I hope I’m not misunderstood here; Vanguard is a fine company, and we all owe it a debt of gratitude for its role in pushing fund fees lower. I remember a time when Don Phillips at Morningstar was pointing out that fund companies with $100 million were charging a relatively high expense ratio, and then, when their funds went up over eight figures in customer assets, somehow those economies of scale were not finding their way into lower costs to the end consumer.

One could argue that Vanguard’s pricing revolution has also driven some really good active managers out of the business. And one might imagine that the rise of ETFs — initially resisted by Vanguard — would have caused those expense ratios to decline anyway. But by and large, I believe Vanguard has exerted a positive influence on the investment landscape.

This, too, makes the low-cost investment advice competition from Vanguard seem scary; the company that is embracing manifest conflicts of interest in its advice recommendations has generally been viewed as a consumer-friendly organization by your clients and the press generally. But at the end of the day, I think we should not be afraid to call a spade a spade. The Vanguard reps who are charging 30 basis points for investment advice are salaried product salespeople who are offering advice as a loss leader to steer customer assets to the company’s products.
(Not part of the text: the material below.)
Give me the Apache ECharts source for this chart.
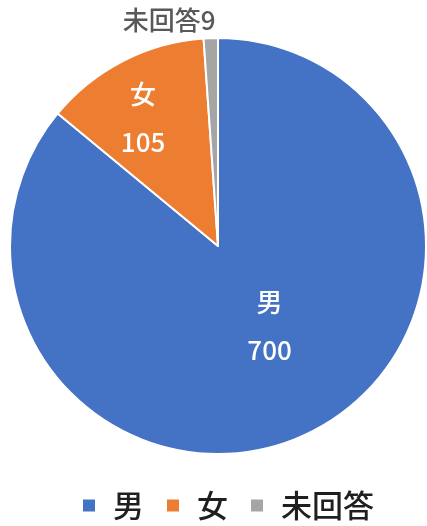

Moreover, I suspect that one could see a big difference between a Vanguard financial plan — and the experience level of the planner behind it — and the plan and planner offering advice at an independent advisory firm. The sales agents who gave away planning were always a bit perfunctory in their analysis and advice —they had to get quickly to the point, after all — and however earnest the planner on the Vanguard phone lines might be, chances are the customer is talking to a young person just starting out and getting a fairly straightforward retirement analysis alongside Vanguard-centric portfolio recommendations.

If I were looking for advice on making a large, planned-giving donation that would pay my heirs an income for life or looking for how to restructure my small business to take full advantage of the Section 199A deduction, I probably wouldn’t call up Vanguard Personal Advisor Services to do it. That “exorbitant” 80 basis points pays for a lot more than a scaled down retirement analysis delivered over the phone and the predictable recommendation of in-house funds.

But the question remains: how do you compete with a company that is determined to drive the profession’s fee structure down below profitable levels? I think the answer is the same as the profession’s (so far successful) response to the robo competition. You point out the value of objective advice, and of personal service, and you fight margin compression by embracing technology and automating everything that you possibly can. You move toward working with a well-defined niche where you know your clients on a deeper level even that the personal financial planner up the street.

And you tell clients and prospects the honest truth: There’s a place for sales in the financial services world, and that you can often get pretty decent advice from a sales agent. Just make sure that you understand the conflicts involved in a sales relationship. And don’t be surprised when you see the recommendations you receive after the “planning” work.

That Vanguard representative may fervently believe that her company’s products are the best out there, but I guarantee you that their degree of fervor is no greater than the life insurance salespeople I’ve interacted with over the years, or the indexed annuity salespeople who sometimes joust with me on Twitter over my “holier than thou” prediction that fees are the future.

Conflicts are conflicts, no matter who embraces them, and I’m sorry, Vanguard, much as I respect you, you don’t get a free pass on this.